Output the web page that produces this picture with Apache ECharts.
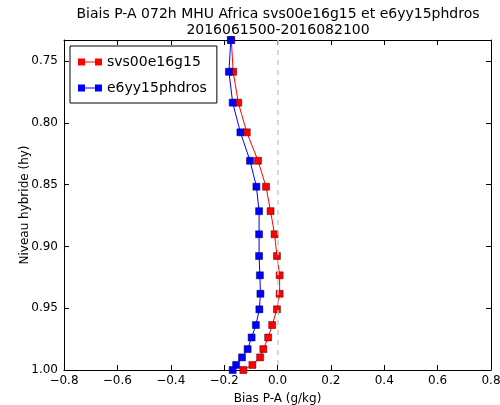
<!DOCTYPE html>
<html>
<head>
<meta charset="utf-8">
<script src="https://cdn.jsdelivr.net/npm/echarts@6/dist/echarts.min.js"></script>
<style>
    html, body { margin: 0; padding: 0; background: #fff; }
    #chart { width: 500px; height: 405px; }
</style>
</head>
<body>
<div id="chart"></div>
<script>
// niveaux hybrides (axe vertical)
var levels = [0.733, 0.7587, 0.7837, 0.8077, 0.8307, 0.8517, 0.8715, 0.8902, 0.9078,
    0.9234, 0.9383, 0.9509, 0.9636, 0.9737, 0.9831, 0.9898, 0.9959, 1.0];
var seriesNames = ['svs00e16g15', 'e6yy15phdros'];
var biasSvs = [-0.173, -0.166, -0.147, -0.115, -0.073, -0.043, -0.026, -0.011, -0.002,
    0.008, 0.008, -0.002, -0.020, -0.035, -0.053, -0.065, -0.094, -0.128];
var biasE6 = [-0.175, -0.182, -0.168, -0.139, -0.103, -0.079, -0.069, -0.069, -0.069,
    -0.066, -0.064, -0.068, -0.081, -0.097, -0.112, -0.133, -0.155, -0.168];
var xTicks = [-0.8, -0.6, -0.4, -0.2, 0.0, 0.2, 0.4, 0.6, 0.8];
var yTicks = [0.75, 0.80, 0.85, 0.90, 0.95, 1.00];

var font = 'DejaVu Sans';

function pairs(xs) {
    var out = [];
    for (var i = 0; i < xs.length; i++) {
        out.push([xs[i], levels[i]]);
    }
    return out;
}

function fmtX(v) {
    var s = Math.abs(v).toFixed(1);
    return v < -1e-9 ? '\u2212' + s : s;
}

var legendIcon = 'path://M0,0h7v7h-7z M17,0h7v7h-7z M7,3h10v1h-10z';

function xAxisDef(pos, show) {
    return {
        type: 'value', position: pos, min: -0.8, max: 0.8, interval: 0.2,
        name: show ? 'Bias P-A (g/kg)' : '', nameLocation: 'middle', nameGap: 23,
        nameTextStyle: {fontFamily: font, fontSize: 12, color: '#000'},
        axisLine: {show: true, onZero: false, lineStyle: {color: '#000', width: 1}},
        axisTick: {show: true, inside: true, length: 5, lineStyle: {color: '#000'}},
        axisLabel: {show: show, fontFamily: font, fontSize: 12, color: '#000', margin: 5, formatter: fmtX},
        splitLine: {show: false}
    };
}

function yAxisDef(pos, show) {
    return {
        type: 'value', position: pos, inverse: true, min: 0.733, max: 1.0,
        name: show ? 'Niveau hybride (hy)' : '', nameLocation: 'middle', nameGap: 33, nameRotate: 90,
        nameMoveOverlap: false,
        nameTextStyle: {fontFamily: font, fontSize: 12, color: '#000'},
        axisLine: {show: true, onZero: false, lineStyle: {color: '#000', width: 1}},
        axisTick: {show: true, inside: true, length: 5, lineStyle: {color: '#000'}, customValues: yTicks},
        axisLabel: {show: show, fontFamily: font, fontSize: 12, color: '#000', margin: 6,
            customValues: yTicks, formatter: function (v) { return v.toFixed(2); }},
        splitLine: {show: false}
    };
}

var chart = echarts.init(document.getElementById('chart'), null, {renderer: 'canvas'});
chart.setOption({
    backgroundColor: '#fff',
    animation: false,
    title: {
        text: 'Biais P-A 072h MHU Africa svs00e16g15 et e6yy15phdros\n2016061500-2016082100',
        left: 273, top: 1, textAlign: 'center',
        textStyle: {fontFamily: font, fontSize: 14, fontWeight: 'normal', color: '#000', lineHeight: 16}
    },
    legend: {
        orient: 'vertical', left: 70, top: 46,
        borderColor: '#000', borderWidth: 1, padding: [9, 10, 8, 8],
        itemWidth: 24, itemHeight: 7, itemGap: 12,
        textStyle: {fontFamily: font, fontSize: 14, color: '#000'},
        itemStyle: {borderWidth: 0},
        data: [
            {name: seriesNames[0], icon: legendIcon},
            {name: seriesNames[1], icon: legendIcon}
        ]
    },
    grid: {left: 64, right: 9, top: 40, bottom: 35, outerBoundsMode: 'none'},
    xAxis: [xAxisDef('bottom', true), xAxisDef('top', false)],
    yAxis: [yAxisDef('left', true), yAxisDef('right', false)],
    series: [
        {
            name: seriesNames[0], type: 'line', xAxisIndex: 0, yAxisIndex: 0,
            data: pairs(biasSvs), symbol: 'rect', symbolSize: 7, clip: true,
            lineStyle: {color: '#ff0000', width: 1},
            itemStyle: {color: '#ff0000', borderColor: '#550000', borderWidth: 0.5},
            markLine: {
                silent: true, symbol: 'none', label: {show: false},
                lineStyle: {color: '#cccccc', type: [5, 5], width: 1.5},
                data: [{xAxis: 0}]
            }
        },
        {
            name: seriesNames[1], type: 'line', xAxisIndex: 0, yAxisIndex: 0,
            data: pairs(biasE6), symbol: 'rect', symbolSize: 7, clip: true,
            lineStyle: {color: '#0000ff', width: 1},
            itemStyle: {color: '#0000ff', borderColor: '#000055', borderWidth: 0.5}
        }
    ]
});
</script>
</body>
</html>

:::::

Transcribe the material exactly, keeping every word and none of the pictures.

**Expected answer:**
Output the web page that produces this picture with Apache ECharts.
<!DOCTYPE html>
<html>
<head>
<meta charset="utf-8">
<script src="https://cdn.jsdelivr.net/npm/echarts@6/dist/echarts.min.js"></script>
<style>
    html, body { margin: 0; padding: 0; background: #fff; }
    #chart { width: 500px; height: 405px; }
</style>
</head>
<body>
<div id="chart"></div>
<script>
// niveaux hybrides (axe vertical)
var levels = [0.733, 0.7587, 0.7837, 0.8077, 0.8307, 0.8517, 0.8715, 0.8902, 0.9078,
    0.9234, 0.9383, 0.9509, 0.9636, 0.9737, 0.9831, 0.9898, 0.9959, 1.0];
var seriesNames = ['svs00e16g15', 'e6yy15phdros'];
var biasSvs = [-0.173, -0.166, -0.147, -0.115, -0.073, -0.043, -0.026, -0.011, -0.002,
    0.008, 0.008, -0.002, -0.020, -0.035, -0.053, -0.065, -0.094, -0.128];
var biasE6 = [-0.175, -0.182, -0.168, -0.139, -0.103, -0.079, -0.069, -0.069, -0.069,
    -0.066, -0.064, -0.068, -0.081, -0.097, -0.112, -0.133, -0.155, -0.168];
var xTicks = [-0.8, -0.6, -0.4, -0.2, 0.0, 0.2, 0.4, 0.6, 0.8];
var yTicks = [0.75, 0.80, 0.85, 0.90, 0.95, 1.00];

var font = 'DejaVu Sans';

function pairs(xs) {
    var out = [];
    for (var i = 0; i < xs.length; i++) {
        out.push([xs[i], levels[i]]);
    }
    return out;
}

function fmtX(v) {
    var s = Math.abs(v).toFixed(1);
    return v < -1e-9 ? '\u2212' + s : s;
}

var legendIcon = 'path://M0,0h7v7h-7z M17,0h7v7h-7z M7,3h10v1h-10z';

function xAxisDef(pos, show) {
    return {
        type: 'value', position: pos, min: -0.8, max: 0.8, interval: 0.2,
        name: show ? 'Bias P-A (g/kg)' : '', nameLocation: 'middle', nameGap: 23,
        nameTextStyle: {fontFamily: font, fontSize: 12, color: '#000'},
        axisLine: {show: true, onZero: false, lineStyle: {color: '#000', width: 1}},
        axisTick: {show: true, inside: true, length: 5, lineStyle: {color: '#000'}},
        axisLabel: {show: show, fontFamily: font, fontSize: 12, color: '#000', margin: 5, formatter: fmtX},
        splitLine: {show: false}
    };
}

function yAxisDef(pos, show) {
    return {
        type: 'value', position: pos, inverse: true, min: 0.733, max: 1.0,
        name: show ? 'Niveau hybride (hy)' : '', nameLocation: 'middle', nameGap: 33, nameRotate: 90,
        nameMoveOverlap: false,
        nameTextStyle: {fontFamily: font, fontSize: 12, color: '#000'},
        axisLine: {show: true, onZero: false, lineStyle: {color: '#000', width: 1}},
        axisTick: {show: true, inside: true, length: 5, lineStyle: {color: '#000'}, customValues: yTicks},
        axisLabel: {show: show, fontFamily: font, fontSize: 12, color: '#000', margin: 6,
            customValues: yTicks, formatter: function (v) { return v.toFixed(2); }},
        splitLine: {show: false}
    };
}

var chart = echarts.init(document.getElementById('chart'), null, {renderer: 'canvas'});
chart.setOption({
    backgroundColor: '#fff',
    animation: false,
    title: {
        text: 'Biais P-A 072h MHU Africa svs00e16g15 et e6yy15phdros\n2016061500-2016082100',
        left: 273, top: 1, textAlign: 'center',
        textStyle: {fontFamily: font, fontSize: 14, fontWeight: 'normal', color: '#000', lineHeight: 16}
    },
    legend: {
        orient: 'vertical', left: 70, top: 46,
        borderColor: '#000', borderWidth: 1, padding: [9, 10, 8, 8],
        itemWidth: 24, itemHeight: 7, itemGap: 12,
        textStyle: {fontFamily: font, fontSize: 14, color: '#000'},
        itemStyle: {borderWidth: 0},
        data: [
            {name: seriesNames[0], icon: legendIcon},
            {name: seriesNames[1], icon: legendIcon}
        ]
    },
    grid: {left: 64, right: 9, top: 40, bottom: 35, outerBoundsMode: 'none'},
    xAxis: [xAxisDef('bottom', true), xAxisDef('top', false)],
    yAxis: [yAxisDef('left', true), yAxisDef('right', false)],
    series: [
        {
            name: seriesNames[0], type: 'line', xAxisIndex: 0, yAxisIndex: 0,
            data: pairs(biasSvs), symbol: 'rect', symbolSize: 7, clip: true,
            lineStyle: {color: '#ff0000', width: 1},
            itemStyle: {color: '#ff0000', borderColor: '#550000', borderWidth: 0.5},
            markLine: {
                silent: true, symbol: 'none', label: {show: false},
                lineStyle: {color: '#cccccc', type: [5, 5], width: 1.5},
                data: [{xAxis: 0}]
            }
        },
        {
            name: seriesNames[1], type: 'line', xAxisIndex: 0, yAxisIndex: 0,
            data: pairs(biasE6), symbol: 'rect', symbolSize: 7, clip: true,
            lineStyle: {color: '#0000ff', width: 1},
            itemStyle: {color: '#0000ff', borderColor: '#000055', borderWidth: 0.5}
        }
    ]
});
</script>
</body>
</html>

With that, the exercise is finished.